*Set task*. Omit the pictures and return every entry exactly as written.

++++++++++

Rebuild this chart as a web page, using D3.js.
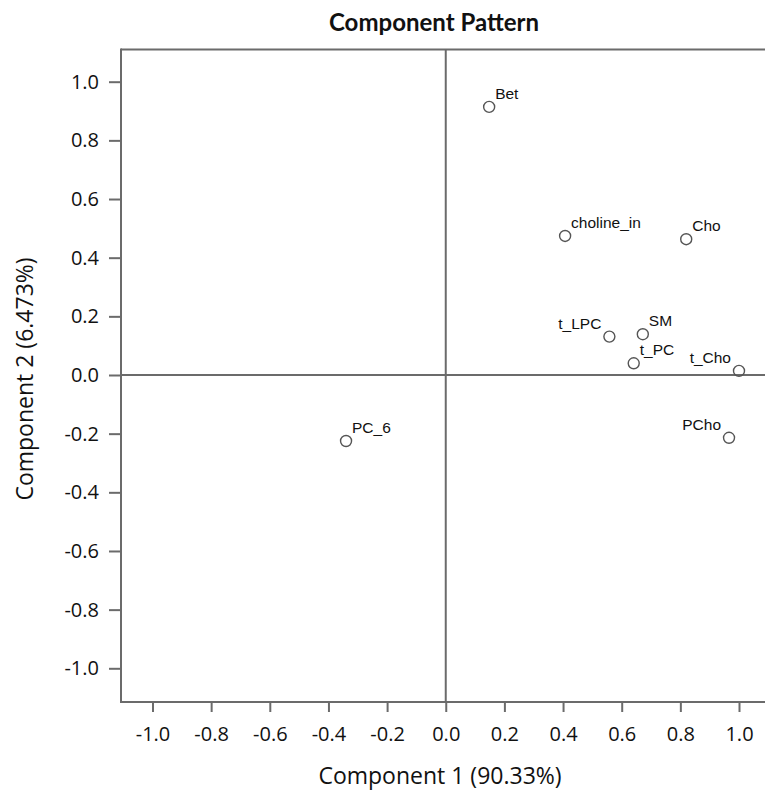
<!DOCTYPE html>
<html><head><meta charset="utf-8">
<script src="https://cdn.jsdelivr.net/npm/d3@7"></script>
<style>body{margin:0;background:#fff}svg{display:block}</style>
</head><body><div id="chart"></div>
<script>
const names = ["Bet","choline_in","Cho","t_LPC","SM","t_PC","t_Cho","PCho","PC_6"];
const comp1 = [0.148,0.407,0.820,0.558,0.672,0.641,1.000,0.966,-0.340];
const comp2 = [0.914,0.474,0.463,0.131,0.139,0.040,0.014,-0.214,-0.225];
const labelSide = ["right","right","right","left","right","right","left","left","right"];
const tickValues = [-1.0,-0.8,-0.6,-0.4,-0.2,0.0,0.2,0.4,0.6,0.8,1.0];

(function(){
const W = 765, H = 792;
const svg = d3.select("#chart").append("svg").attr("width", W).attr("height", H);
const x = d3.scaleLinear().domain([-1, 1]).range([152.5, 739]);
const y = d3.scaleLinear().domain([-1, 1]).range([668.3, 81.7]);
const pLeft = 121, pTop = 49.5, pBottom = 702, pRight = W + 5;
const col = "#6b6b6b";

svg.append("line").attr("x1", pLeft).attr("x2", pRight).attr("y1", pTop).attr("y2", pTop)
  .attr("stroke", col).attr("stroke-width", 2);
svg.append("line").attr("x1", x(0)).attr("x2", x(0)).attr("y1", pTop).attr("y2", pBottom)
  .attr("stroke", col).attr("stroke-width", 2);
svg.append("line").attr("x1", pLeft).attr("x2", pRight).attr("y1", y(0)).attr("y2", y(0))
  .attr("stroke", col).attr("stroke-width", 2);

const fmt = v => d3.format(".1f")(v).replace("\u2212", "-");
const xAxis = svg.append("g").attr("transform", `translate(0,${pBottom})`)
  .call(d3.axisBottom(x).tickValues(tickValues).tickFormat(fmt).tickSize(10).tickSizeOuter(0).tickPadding(15));
const yAxis = svg.append("g").attr("transform", `translate(${pLeft},0)`)
  .call(d3.axisLeft(y).tickValues(tickValues).tickFormat(fmt).tickSize(12).tickSizeOuter(0).tickPadding(10));
[xAxis, yAxis].forEach(g => {
  g.select(".domain").remove();
  g.selectAll(".tick line").attr("stroke", col).attr("stroke-width", 2);
  g.selectAll(".tick text").attr("fill", "#111").style("font-family", "'Open Sans', sans-serif").style("font-size", "20px");
});
svg.append("line").attr("x1", pLeft).attr("x2", pRight).attr("y1", pBottom).attr("y2", pBottom)
  .attr("stroke", col).attr("stroke-width", 2);
svg.append("line").attr("x1", pLeft).attr("x2", pLeft).attr("y1", pTop - 1).attr("y2", pBottom + 1)
  .attr("stroke", col).attr("stroke-width", 2);

svg.append("text").attr("x", 434).attr("y", 31).attr("text-anchor", "middle")
  .style("font-family", "Lato, sans-serif").style("font-weight", "bold").style("font-size", "24px")
  .attr("fill", "#111").text("Component Pattern");
svg.append("text").attr("x", 440).attr("y", 784).attr("text-anchor", "middle")
  .style("font-family", "'Open Sans', sans-serif").style("font-size", "23px")
  .attr("fill", "#111").text("Component 1 (90.33%)");
svg.append("text").attr("transform", "translate(33,379) rotate(-90)").attr("text-anchor", "middle")
  .style("font-family", "'Open Sans', sans-serif").style("font-size", "23px")
  .attr("fill", "#111").text("Component 2 (6.473%)");

const data = names.map((n, i) => ({name: n, c1: comp1[i], c2: comp2[i], side: labelSide[i]}));
const pts = svg.append("g");
pts.selectAll("circle").data(data).join("circle")
  .attr("cx", d => x(d.c1)).attr("cy", d => y(d.c2)).attr("r", 5.5)
  .attr("fill", "none").attr("stroke", "#555").attr("stroke-width", 1.4);
pts.selectAll("text").data(data).join("text")
  .attr("x", d => d.side === "right" ? x(d.c1) + 6 : x(d.c1) - 8)
  .attr("y", d => y(d.c2) - 8)
  .attr("text-anchor", d => d.side === "right" ? "start" : "end")
  .style("font-family", "'Liberation Sans', Arial, sans-serif").style("font-size", "15.5px")
  .attr("fill", "#111").text(d => d.name);
})();
</script></body></html>
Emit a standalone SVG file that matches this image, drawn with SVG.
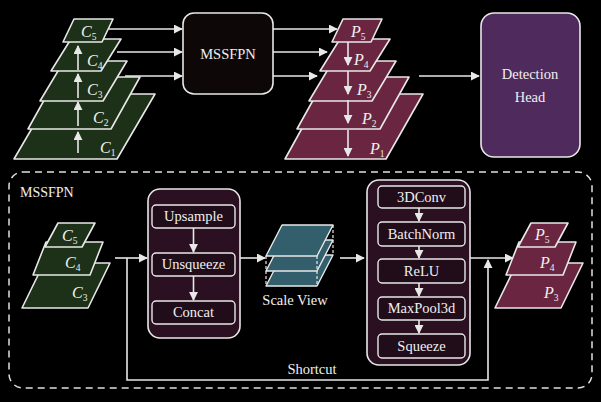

++++++++++

*Result for this task*.
Rebuild this chart as a web page, using D3.js.
<!DOCTYPE html>
<html><head><meta charset="utf-8">
<script src="https://cdn.jsdelivr.net/npm/d3@7"></script>
<style>body{margin:0;background:#fff}svg{display:block}</style>
</head><body><div id="chart"></div>
<script>
const names = ["Bet","choline_in","Cho","t_LPC","SM","t_PC","t_Cho","PCho","PC_6"];
const comp1 = [0.148,0.407,0.820,0.558,0.672,0.641,1.000,0.966,-0.340];
const comp2 = [0.914,0.474,0.463,0.131,0.139,0.040,0.014,-0.214,-0.225];
const labelSide = ["right","right","right","left","right","right","left","left","right"];
const tickValues = [-1.0,-0.8,-0.6,-0.4,-0.2,0.0,0.2,0.4,0.6,0.8,1.0];

(function(){
const W = 765, H = 792;
const svg = d3.select("#chart").append("svg").attr("width", W).attr("height", H);
const x = d3.scaleLinear().domain([-1, 1]).range([152.5, 739]);
const y = d3.scaleLinear().domain([-1, 1]).range([668.3, 81.7]);
const pLeft = 121, pTop = 49.5, pBottom = 702, pRight = W + 5;
const col = "#6b6b6b";

svg.append("line").attr("x1", pLeft).attr("x2", pRight).attr("y1", pTop).attr("y2", pTop)
  .attr("stroke", col).attr("stroke-width", 2);
svg.append("line").attr("x1", x(0)).attr("x2", x(0)).attr("y1", pTop).attr("y2", pBottom)
  .attr("stroke", col).attr("stroke-width", 2);
svg.append("line").attr("x1", pLeft).attr("x2", pRight).attr("y1", y(0)).attr("y2", y(0))
  .attr("stroke", col).attr("stroke-width", 2);

const fmt = v => d3.format(".1f")(v).replace("\u2212", "-");
const xAxis = svg.append("g").attr("transform", `translate(0,${pBottom})`)
  .call(d3.axisBottom(x).tickValues(tickValues).tickFormat(fmt).tickSize(10).tickSizeOuter(0).tickPadding(15));
const yAxis = svg.append("g").attr("transform", `translate(${pLeft},0)`)
  .call(d3.axisLeft(y).tickValues(tickValues).tickFormat(fmt).tickSize(12).tickSizeOuter(0).tickPadding(10));
[xAxis, yAxis].forEach(g => {
  g.select(".domain").remove();
  g.selectAll(".tick line").attr("stroke", col).attr("stroke-width", 2);
  g.selectAll(".tick text").attr("fill", "#111").style("font-family", "'Open Sans', sans-serif").style("font-size", "20px");
});
svg.append("line").attr("x1", pLeft).attr("x2", pRight).attr("y1", pBottom).attr("y2", pBottom)
  .attr("stroke", col).attr("stroke-width", 2);
svg.append("line").attr("x1", pLeft).attr("x2", pLeft).attr("y1", pTop - 1).attr("y2", pBottom + 1)
  .attr("stroke", col).attr("stroke-width", 2);

svg.append("text").attr("x", 434).attr("y", 31).attr("text-anchor", "middle")
  .style("font-family", "Lato, sans-serif").style("font-weight", "bold").style("font-size", "24px")
  .attr("fill", "#111").text("Component Pattern");
svg.append("text").attr("x", 440).attr("y", 784).attr("text-anchor", "middle")
  .style("font-family", "'Open Sans', sans-serif").style("font-size", "23px")
  .attr("fill", "#111").text("Component 1 (90.33%)");
svg.append("text").attr("transform", "translate(33,379) rotate(-90)").attr("text-anchor", "middle")
  .style("font-family", "'Open Sans', sans-serif").style("font-size", "23px")
  .attr("fill", "#111").text("Component 2 (6.473%)");

const data = names.map((n, i) => ({name: n, c1: comp1[i], c2: comp2[i], side: labelSide[i]}));
const pts = svg.append("g");
pts.selectAll("circle").data(data).join("circle")
  .attr("cx", d => x(d.c1)).attr("cy", d => y(d.c2)).attr("r", 5.5)
  .attr("fill", "none").attr("stroke", "#555").attr("stroke-width", 1.4);
pts.selectAll("text").data(data).join("text")
  .attr("x", d => d.side === "right" ? x(d.c1) + 6 : x(d.c1) - 8)
  .attr("y", d => y(d.c2) - 8)
  .attr("text-anchor", d => d.side === "right" ? "start" : "end")
  .style("font-family", "'Liberation Sans', Arial, sans-serif").style("font-size", "15.5px")
  .attr("fill", "#111").text(d => d.name);
})();
</script></body></html>
Emit a standalone SVG file that matches this image, drawn with SVG.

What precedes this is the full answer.